** BEGIN Material **

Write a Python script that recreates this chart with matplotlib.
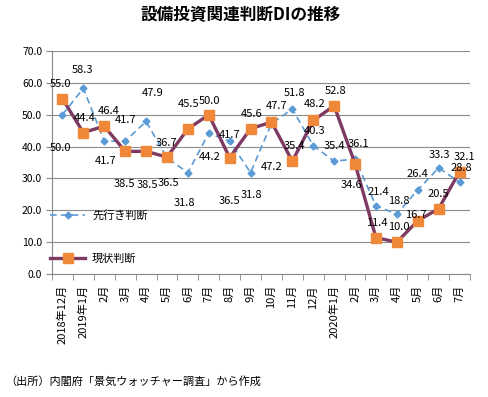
import matplotlib.pyplot as plt
import numpy as np

plt.rcParams['font.family'] = ['Noto Sans CJK JP', 'DejaVu Sans']

months = ['2018年12月', '2019年1月', '2月', '3月', '4月', '5月', '6月', '7月', '8月',
          '9月', '10月', '11月', '12月', '2020年1月', '2月', '3月', '4月', '5月', '6月', '7月']
outlook = [50.0, 58.3, 41.7, 41.7, 47.9, 36.5, 31.8, 44.2, 41.7, 31.8,
           47.2, 51.8, 40.3, 35.4, 36.1, 21.4, 18.8, 26.4, 33.3, 28.8]
current = [55.0, 44.4, 46.4, 38.5, 38.5, 36.7, 45.5, 50.0, 36.5, 45.6,
           47.7, 35.4, 48.2, 52.8, 34.6, 11.4, 10.0, 16.7, 20.5, 32.1]

# label offsets in pixels (dx, dy)
off_outlook = [(-2, -33), (-1, 18), (1, -20), (0, 21), (7, 28), (2, -25), (-3, -30), (1, -24),
               (0, 6), (1, -22), (0, -43), (2, 16), (1, 15), (0, 15), (3, 15), (2, 14),
               (2, 13), (0, 16), (1, 13), (2, 14)]
off_current = [(-2, 15), (1, 15), (5, 15), (-1, -33), (1, -34), (0, 14), (1, 25), (1, 14),
               (0, -43), (1, 15), (5, 16), (2, 15), (1, 16), (1, 15), (-4, -21), (1, 15),
               (2, 15), (-2, 6), (0, 15), (5, 15)]

x = np.arange(len(months))

fig = plt.figure(figsize=(4.89, 3.97), dpi=100)
ax = fig.add_axes([52 / 489, 1 - 274 / 397, 418 / 489, 223 / 397])

blue = '#5B9BD5'
purple = '#7E3A62'
orange = '#F0883A'

ax.plot(x, outlook, color=blue, lw=1.2, ls=(0, (4, 2.5)), marker='D', ms=3.5,
        mfc=blue, mec=blue, label='先行き判断', zorder=3)
ax.plot(x, current, color=purple, lw=2.4, marker='s', ms=7,
        mfc=orange, mec=orange, label='現状判断', zorder=4)

for i in range(len(x)):
    ax.annotate(f'{outlook[i]:.1f}', (x[i], outlook[i]), xytext=off_outlook[i],
                textcoords='offset pixels', ha='center', va='center', fontsize=8, zorder=5)
    ax.annotate(f'{current[i]:.1f}', (x[i], current[i]), xytext=off_current[i],
                textcoords='offset pixels', ha='center', va='center', fontsize=8, zorder=5)

ax.set_xlim(-0.5, len(months) - 0.5)
ax.set_ylim(0, 70)
ax.set_yticks(np.arange(0, 71, 10))
ax.set_yticklabels([f'{v:.1f}' for v in np.arange(0, 71, 10)], fontsize=7.5)
ax.yaxis.grid(True, color='#8c8c8c', lw=0.8)
ax.set_axisbelow(True)

ax.set_xticks(x)
ax.set_xticklabels(months, rotation=90, fontsize=8, va='top')
ax.set_xticks(np.arange(-0.5, len(months), 1), minor=True)
ax.tick_params(axis='x', which='major', length=0, pad=8)
ax.tick_params(axis='x', which='minor', length=4, color='#888888')
ax.tick_params(axis='y', length=4, color='#888888', pad=3)

for s in ['top', 'right']:
    ax.spines[s].set_visible(False)
for s in ['left', 'bottom']:
    ax.spines[s].set_color('#888888')
    ax.spines[s].set_linewidth(0.8)

ax.legend(loc='center left', bbox_to_anchor=(-0.005, 0.166), frameon=False,
          fontsize=8, handlelength=3.2, labelspacing=2.9, handletextpad=0.6,
          borderpad=0, borderaxespad=0)

fig.text(241 / 489, 1 - 15 / 397, '設備投資関連判断DIの推移', ha='center', va='center',
         fontsize=12, fontweight='bold')
fig.text(5 / 489, 1 - 381 / 397, '（出所）内閣府「景気ウォッチャー調査」から作成',
         ha='left', va='center', fontsize=8)

fig.savefig('out.png', dpi=100)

** END Material **

# Written exercise:
Reproduce only the lines from the beginning of the data through the line that contains "plt.rcParams['font.family'] = ['Noto", both included, and please drop the pictures.

# Task result:
Write a Python script that recreates this chart with matplotlib.
import matplotlib.pyplot as plt
import numpy as np

plt.rcParams['font.family'] = ['Noto Sans CJK JP', 'DejaVu Sans']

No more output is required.